• Online terapi, terapist ve danışanın farklı sebeplerle yüz yüze görüşmeleri yürütemediği durumlarda
internet üzerinden
psikoterapi hizmetinin sağlanmasıdır. 1986 yılında Cornell Üniversitesi’nde kurulan “Dear Uncle
Ezra” isimli forum
online terapinin ilk örneği sayılabilir.
• Online terapide terapistin ofisine gitmek için planlama yapmamıza ve zaman ayırmamıza gerek
olmadığından online terapi
daha ulaşılabilir ve pratiktir. Kendimizi rahatça ifade edebileceğimiz ve güvende hissettiğimiz
herhangi bir yerde
seansları gerçekleştirebiliriz.
• Kırsal bölgelerde alanında yetkin psikoterapistlere ulaşmakta zorluk yaşayabiliriz.
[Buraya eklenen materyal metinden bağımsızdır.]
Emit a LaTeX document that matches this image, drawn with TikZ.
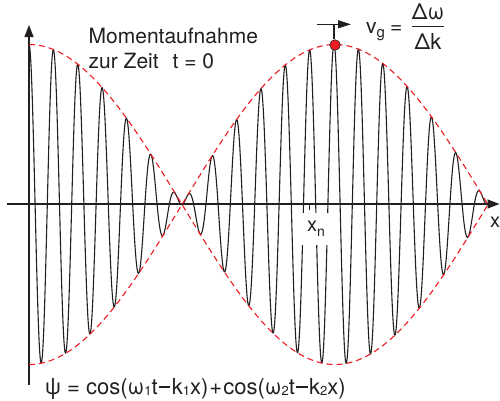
\documentclass[tikz,border=0pt]{standalone}
\usepackage{fontspec}
\setmainfont{TeX Gyre Heros}
\usetikzlibrary{arrows.meta}
\definecolor{wred}{RGB}{237,28,36}
\definecolor{ink}{RGB}{35,31,32}
\newcommand\lowsub[3]{\raisebox{-#2pt}{\fontsize{#3}{#3}\selectfont #1}}
\newcommand\mminus{\hspace{0.06em}\rule[0.3em]{0.52em}{0.075em}\hspace{0.06em}}
\begin{document}
\begin{tikzpicture}[x=1pt,y=-1pt,
  axis/.style={line width=1.1pt, draw=ink, -{Triangle[length=12pt,width=9pt]}},
  wave/.style={line width=1.1pt, draw=ink, line join=round},
  env/.style={line width=1.1pt, draw=wred, dash pattern=on 6pt off 4pt},
  lbl/.style={inner sep=0pt, text=ink, font=\fontsize{21}{25}\selectfont},
  big/.style={inner sep=0pt, text=ink, font=\fontsize{22}{26}\selectfont}
]
\useasboundingbox (0,0) rectangle (500,400);
% axes
\coordinate (yb) at (29,385);
\coordinate (yt) at (29,25);
\coordinate (xl) at (7,204);
\coordinate (xr) at (499.5,204);
\draw[axis] (yb) -- (yt);
\draw[axis] (xl) -- (xr);
% wave
\draw[wave] plot[domain=29:488, samples=1000] (\x, {204.5-160*cos(14.7541*(\x-29))*cos(0.588235*(\x-29))});
% envelope
\draw[env] plot[domain=29:488, samples=160] (\x, {204.5-160*cos(0.588235*(\x-29))});
\draw[env] plot[domain=29:488, samples=160] (\x, {204.5+160*cos(0.588235*(\x-29))});
% x_n label
\node[lbl, fill=white, minimum width=34pt, minimum height=32pt, font=\fontsize{20}{24}\selectfont] (xn) at (316,229) {x\lowsub{n}{5}{14}};
\coordinate (tk1) at (309.3,205);
\coordinate (tk2) at (309.3,210);
\draw[line width=0.8pt, draw=ink] (tk1) -- (tk2);
% x axis label
\node[lbl, anchor=base, font=\fontsize{20}{24}\selectfont] (xlab) at (495,227.3) {x};
% group velocity marker
\node[circle, fill=wred, draw=ink, line width=0.6pt, minimum size=10.5pt, inner sep=0pt] (dot) at (335,45) {};
\coordinate (vt) at (334,24.3);
\draw[line width=1.1pt, draw=ink] (vt) -- (vt |- dot.north);
\coordinate (ha) at (317,24.3);
\coordinate (hb) at (351,24.3);
\draw[line width=1.1pt, draw=ink, -{Triangle[length=13pt,width=8pt]}] (ha) -- (hb);
% texts
\node[lbl, anchor=base west] (m1) at (88.5,43.3) {Momentaufnahme};
\node[lbl, anchor=base west] (m2) at (88.5,68.5) {zur Zeit\hspace{14pt}t = 0};
\node[lbl, anchor=base west] (vg) at (366,33.5) {v\lowsub{g}{4}{15}\hspace{5pt}=};
\node[lbl, anchor=base, font=\fontsize{22}{26}\selectfont] (num) at (428,19) {Δω};
\node[lbl, anchor=base, font=\fontsize{22}{26}\selectfont] (den) at (428,49) {Δk};
\coordinate (bl) at (411.7,26.7);
\coordinate (br) at (444,26.7);
\draw[line width=1pt, draw=ink] (bl) -- (br);
\node[big, anchor=base west] (psi) at (45,394.5) {ψ = cos(ω\lowsub{1}{1}{13}t\mminus k\lowsub{1}{1}{13}x)\hspace{0.05em}+\hspace{0.05em}cos(ω\lowsub{2}{1}{13}t\mminus k\lowsub{2}{1}{13}x)};
\end{tikzpicture}
\end{document}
Bu nedenle
psikoterapi hizmetini
alabilmek için daha büyük şehirlere seyahat etmek zorunda kalabilir ve düzenli olarak seanslara
devam etmekte
zorlanabiliriz. Bu da psikoterapiden yeterince fayda sağlamamızı engelleyebilir. Böyle bir durumda
online terapi hem
maddi anlamda hem zaman açısından daha sürdürülebilir olmaktadır.
• Fiziksel rahatsızlıklarımız sebebiyle bulunduğumuz yerden çıkmamız mümkün olmayabilir ve tam da bu
sebepten psikolojik
desteğe ihtiyaç duyabiliriz. Online terapi sayesinde psikoterapi hizmeti daha geniş bir popülasyona
ulaşabilir.
Online terapinin avantajlarını ve dezavantajlarını düşündüğümüzde online terapinin geleneksel terapi
görüşmesi kadar
etkili olup olmadığını sorgulayabiliriz. Bu alanda yapılan araştırmalar online terapinin birçok ruh
sağlığı probleminin
tedavisinde geleneksel terapi kadar etkili olduğunu göstermektedir.
2014 yılında Nordgren ve
arkadaşları yaptığı
çalışmada kaygı bozukluğu tedavisinde online bilişsel davranışçı terapinin olumlu etkisi olduğunu
gözlemlemiştir. Aynı
zamanda bu tedaviyi alan danışanların gösterdiği gelişim sürekliliğini korumuştur.
2018 yılında
Andrews ve
arkadaşlarının yürüttüğü bir çalışmada online bilişsel davranışçı terapinin majör depresyon ve kaygı
bozuklukları
tedavisinde yüz yüze terapi kadar etkili olduğu bulunmuştur.